In 1955 it hosted II INCOSAI, the second triennial convention of the International Organization of Supreme Audit Institutions.

Since January 1984, the Court of Audit is situated in the former Palace of the Count of Flanders at 2, rue de la Régence/Regentschapsstraat, Brussels.

==Competences==

===Financial audit===
The Federal State, the Communities, the Regions, the public service institutions depending on those entities and the 10 provinces have to report annually on their use of the public funds. These accounts are transmitted to the Court of Audit, which verifies the accuracy, the reliability and the completeness of the entries in the financial statements. The Court of Audit also checks the conformity of the recorded transactions with the accounting legislation.

The Court also checks and closes the accounts of the public accounting officers who are in charge of the collection and/or payment of the public funds. The Court considers whether their accounts are in balance, whether the balance is in their favour or in the State's favour. In the two first cases, it draws up a discharge judgment. The third case gives rise to an administrative deficit judgment that might result in the carrying out of the jurisdictional task.

===The legality audit===
The Court of Audit performs a legality audit on the public expenditures and receipts by checking their conformity with the budgetary law. The Court of Audit ensures that the law rules applicable to the controlled operation are correctly implemented.

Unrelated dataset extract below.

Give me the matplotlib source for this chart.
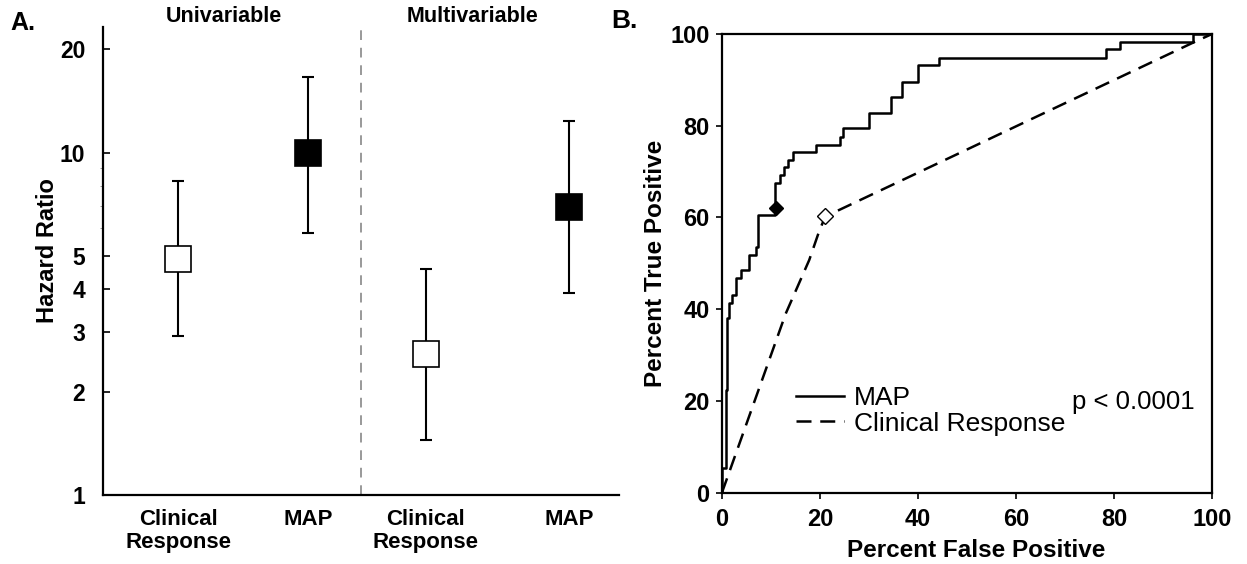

The legality audit is carried out through prior approval of the payment orders relating to the expenditures. No payment can be made without the approval of the Court of Audit. If the Court of Audit withholds its approval, the Government can decide that payment should still take place. The Court of Audit then approves with reservation and immediately informs the concerned legislative assembly to which it explains its reasons for doing so.

===Performance audit===
As an institution linked to the Parliament, the Court of Audit is charged with the monitoring of the sound use of public funds according to the principles of economy, effectiveness and efficiency, so it can inform the Parliament about the way the public services are managed.

- The economy audit assesses whether the implemented financial, human and material resources have qualitatively and quantitatively been acquired and used at the lowest cost and at the right moment.
- The effectiveness audit assesses the extent to which the stated goals and objectives have been attained.
- The efficiency audit assesses the output for a given amount of resources by ensuring that the financial human and material resources are implemented for optimal results.

===Informational task===
The Court of Audit informs the various legislative assemblies and the provincial councils of the results of its audit missions. The Court of Audit submits its audit reports to the assemblees and councils in the form of syntheses integrated into the annual Book of comments (the so-called "blunder book") or in the form of special publications. The Court of Audit informs the legislative assemblies of the commitments, authorizations or payments of expenditures exceeding the budget appropriations and comments on the budget drafts submitted to the legislative assemblies.

===Jurisdictional task===
The Belgian Constitution charges the Court of Audit with auditing and validating the accounts of the general administration and of all accounting officers answerable to the Treasury. The accounts of these officers are yearly sent to the Court or in the event of a deficit and when they leave office.

The Court of Audit decides by administrative ruling whether these accounts are in balance, whether the balance is in their favour or in the State's favour. If the ruling shows a deficit the officer has to appear before the Court of Audit. After a public procedure the Court of Audit either exonerates the accounting officer or condemns him to make good that amount or part of it. The rulings can be appealed to the Court of Cassation. If the judgement is vacated, the case will be referred to an appropriate "ad hoc" committee, made up of members of the Belgian Chamber of Representatives who judge the case without the possibility of any subsequent appeal.

The Court of Audit can require the authorizing officers delegated by the minister to repay the amounts if they have committed appropriations in violation of the legal provisions or incurred losses to be paid by the treasury.

===Statements of offices held and declarations of assets===
Certain categories of political representatives and senior officials are required to file a statement of offices, functions and occupations with the Court of Audit. They are also required to file a declaration of assets in accordance with a fixed schedule. The Court of Audit is in charge of controlling, storing and publishing these documents.

==Organization==
The Court of Audit consists of a college of 12 magistrates, assisted by civil servants. The Court of Audit is divided a French-speaking and a Dutch-speaking chamber. Each chamber consists of a president, four councilors and a registrar. The senior of the two presidents is designated First President and the senior of the two registrars is Chief Registrar. All members of the Court of Audit are elected by the Belgian Chamber of Representatives for terms of six years and can be reappointed.